As an adult living in Chicago's predominantly white Lincoln Park, Owens often experiences subtle - and sometimes not-so-subtle - moments of racism. It's only natural for the issue to surface in her work.

"I'm not a racist-sort-of-civil-rights-human-rights person, but I like to, in a very nice kind of way, I want you to think about this stuff," she said.

Owens' work often highlights historical aspects of the African-American experience not commonly known.

"The figures and faces are sometimes portraits from history that I publish in accessible forms for people who are not historians and may not know about African-American history beyond slavery, poverty, and the Civil Rights struggle," said Owens in her artist's statement.

Figures and faces are all woven together in Owens' work as a way to show the interconnectedness of all human beings.

"My hope is that - well, I think that it's stupid that we don't get along," said Owens.

While issues of race are addressed in Owens' work, they are not the only ideas related. For Owens, art is a way of working out problems.

"My work changes as I change," said Owens. "From self-centered toward looking toward the future. When I was pregnant I drew a lot of pregnant people. . . . When my mother died, I drew people underground, sort of coming apart. That was my sadness - artists channel what they cannot see."

While Owens' art often presents ideas that inspire thought, the artist says she works intuitively - she doesn't plan the subject matter out ahead of time.

"With art you don't know exactly what you are going for until you have done it, and then you have to sit down and think about it," she explained. "As much as art school helps you to learn how to mix colors, and about linear perspective . . . you have to use those skills in your own personal way.
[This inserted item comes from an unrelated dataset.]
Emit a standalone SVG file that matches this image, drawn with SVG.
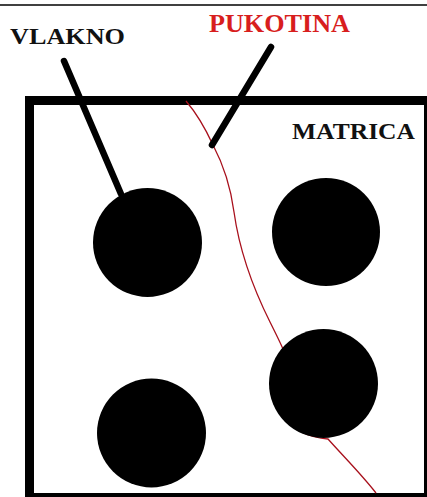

You have to learn to trust your instincts."

The artist has had years to tune into her intuition and hone her skills. She knew when she was in third grade that she wanted to be an artist, and she came from a family of creative people for which art was a way of life. And while she hasn't always earned her living making art, she's always made art.

"I tell people that I don't need special conditions to make art," said Owens. "I don't need to be in the right mood or have special music. I'm an artist, and I make art. I don't know what made me an artist - I just do it 'cause I can't stop myself."

If you go

- What: "Joyce Owens: Retrospective," artwork by Chicago-based artist Joyce Owens.

- When: Through June 28. Gallery hours are Tuesday through Saturday, 11 a.m. to 5 p.m., and until 8:30 p.m. on Fridays.

- Where: Contemporary Art Center of Peoria, 305 SW Water St., Peoria.